▸ REQUIREMENT:
Each line that holds the word "this" should be returned.

▸ ROWS:
----
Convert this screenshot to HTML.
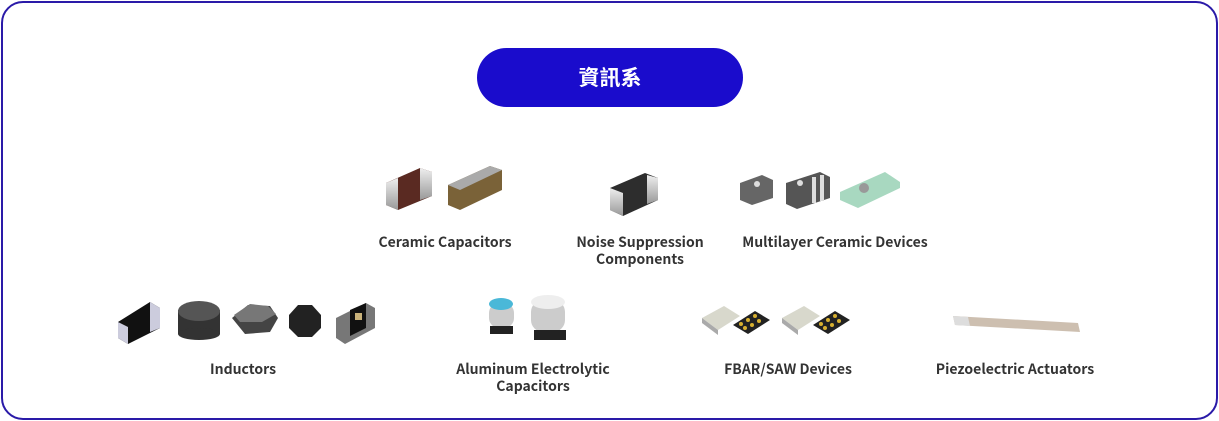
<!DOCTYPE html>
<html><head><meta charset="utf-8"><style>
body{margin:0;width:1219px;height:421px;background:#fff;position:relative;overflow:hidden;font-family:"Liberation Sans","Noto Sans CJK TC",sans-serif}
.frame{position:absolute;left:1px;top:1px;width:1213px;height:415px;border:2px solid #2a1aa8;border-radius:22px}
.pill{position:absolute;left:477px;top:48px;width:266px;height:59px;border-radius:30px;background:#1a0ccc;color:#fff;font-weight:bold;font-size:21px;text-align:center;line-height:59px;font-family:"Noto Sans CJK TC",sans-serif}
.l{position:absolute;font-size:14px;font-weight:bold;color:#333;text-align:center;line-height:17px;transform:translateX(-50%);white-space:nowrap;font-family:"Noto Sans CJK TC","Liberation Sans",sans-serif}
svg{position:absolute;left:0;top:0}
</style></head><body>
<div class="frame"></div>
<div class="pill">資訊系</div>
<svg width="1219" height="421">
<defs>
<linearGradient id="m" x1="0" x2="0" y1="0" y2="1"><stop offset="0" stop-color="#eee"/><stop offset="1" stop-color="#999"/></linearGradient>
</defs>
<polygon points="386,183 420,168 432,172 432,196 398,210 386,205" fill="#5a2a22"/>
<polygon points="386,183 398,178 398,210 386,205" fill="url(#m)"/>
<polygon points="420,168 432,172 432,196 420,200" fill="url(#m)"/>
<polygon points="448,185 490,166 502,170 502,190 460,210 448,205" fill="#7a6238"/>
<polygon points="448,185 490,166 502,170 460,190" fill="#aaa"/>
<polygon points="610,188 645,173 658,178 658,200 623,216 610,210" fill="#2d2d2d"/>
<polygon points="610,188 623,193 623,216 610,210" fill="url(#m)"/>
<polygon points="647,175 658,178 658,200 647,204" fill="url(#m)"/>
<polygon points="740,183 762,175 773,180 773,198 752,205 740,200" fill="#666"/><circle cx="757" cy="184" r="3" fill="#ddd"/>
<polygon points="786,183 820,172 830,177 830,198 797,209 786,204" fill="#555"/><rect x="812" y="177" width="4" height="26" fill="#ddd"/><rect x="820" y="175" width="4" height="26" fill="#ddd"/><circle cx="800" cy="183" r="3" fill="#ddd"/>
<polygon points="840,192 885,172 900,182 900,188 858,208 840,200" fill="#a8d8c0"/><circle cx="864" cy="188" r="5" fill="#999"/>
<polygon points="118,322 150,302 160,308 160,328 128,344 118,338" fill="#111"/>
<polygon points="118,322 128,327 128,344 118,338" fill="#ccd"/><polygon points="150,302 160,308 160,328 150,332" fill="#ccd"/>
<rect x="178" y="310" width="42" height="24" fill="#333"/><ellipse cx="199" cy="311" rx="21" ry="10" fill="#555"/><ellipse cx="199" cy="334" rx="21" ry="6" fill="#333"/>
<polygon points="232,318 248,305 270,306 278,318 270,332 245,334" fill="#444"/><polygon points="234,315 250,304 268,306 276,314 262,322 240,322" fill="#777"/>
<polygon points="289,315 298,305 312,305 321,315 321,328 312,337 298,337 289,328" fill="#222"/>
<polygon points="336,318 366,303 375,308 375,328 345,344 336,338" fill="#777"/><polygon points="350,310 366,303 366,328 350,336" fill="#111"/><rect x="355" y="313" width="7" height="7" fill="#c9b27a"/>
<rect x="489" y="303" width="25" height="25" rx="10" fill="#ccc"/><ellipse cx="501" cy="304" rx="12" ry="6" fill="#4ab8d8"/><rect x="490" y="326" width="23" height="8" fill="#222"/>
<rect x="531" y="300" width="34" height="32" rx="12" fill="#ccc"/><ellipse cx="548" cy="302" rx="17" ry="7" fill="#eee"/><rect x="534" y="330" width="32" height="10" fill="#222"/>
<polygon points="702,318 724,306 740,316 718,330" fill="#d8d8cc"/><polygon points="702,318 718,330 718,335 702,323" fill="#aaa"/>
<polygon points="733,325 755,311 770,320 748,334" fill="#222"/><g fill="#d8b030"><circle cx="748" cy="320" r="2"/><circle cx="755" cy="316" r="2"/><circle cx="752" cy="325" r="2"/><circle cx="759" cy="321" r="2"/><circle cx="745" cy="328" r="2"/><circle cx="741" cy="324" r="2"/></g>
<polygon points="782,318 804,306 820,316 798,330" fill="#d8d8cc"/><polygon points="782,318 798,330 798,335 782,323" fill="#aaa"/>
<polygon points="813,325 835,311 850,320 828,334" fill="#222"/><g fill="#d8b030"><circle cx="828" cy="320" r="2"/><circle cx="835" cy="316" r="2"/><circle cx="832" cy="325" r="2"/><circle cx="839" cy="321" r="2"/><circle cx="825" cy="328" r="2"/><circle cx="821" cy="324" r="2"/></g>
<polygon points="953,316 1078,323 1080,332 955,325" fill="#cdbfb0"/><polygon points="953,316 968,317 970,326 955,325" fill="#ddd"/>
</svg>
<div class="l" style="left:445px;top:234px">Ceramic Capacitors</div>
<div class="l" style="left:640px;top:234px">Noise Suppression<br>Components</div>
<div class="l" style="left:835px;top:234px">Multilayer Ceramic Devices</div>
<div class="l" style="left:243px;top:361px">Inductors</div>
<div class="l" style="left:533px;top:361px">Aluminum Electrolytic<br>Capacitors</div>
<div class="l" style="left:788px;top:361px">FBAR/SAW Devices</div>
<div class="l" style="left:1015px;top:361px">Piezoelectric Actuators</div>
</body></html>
----
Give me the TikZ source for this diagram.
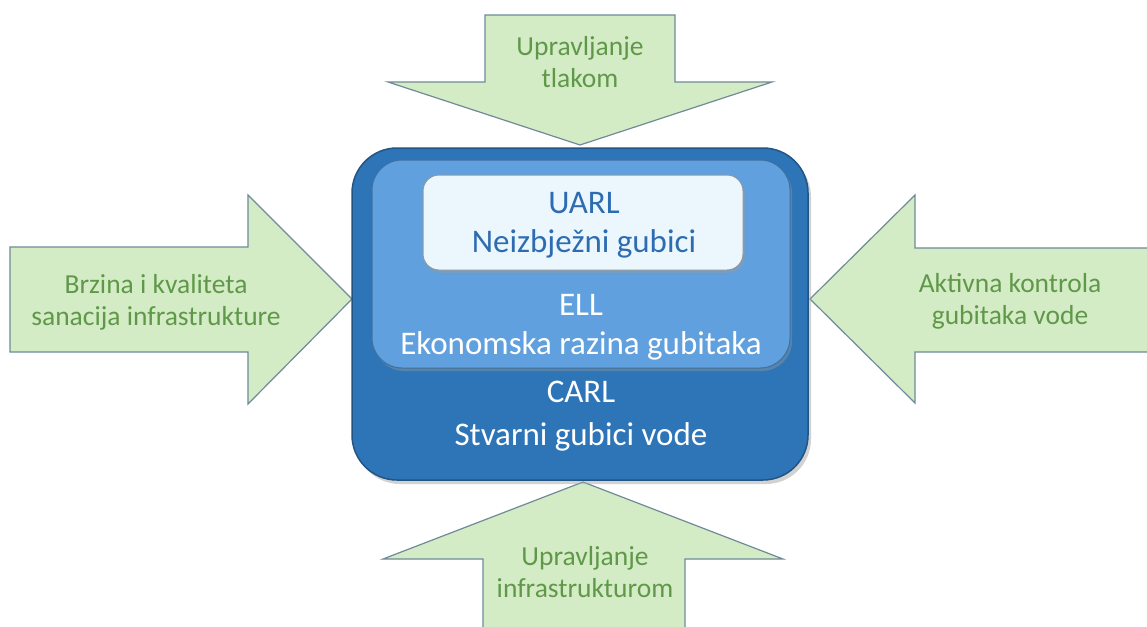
----
▸ EXERCISE OUTPUT:
Convert this screenshot to HTML.
Give me the TikZ source for this diagram.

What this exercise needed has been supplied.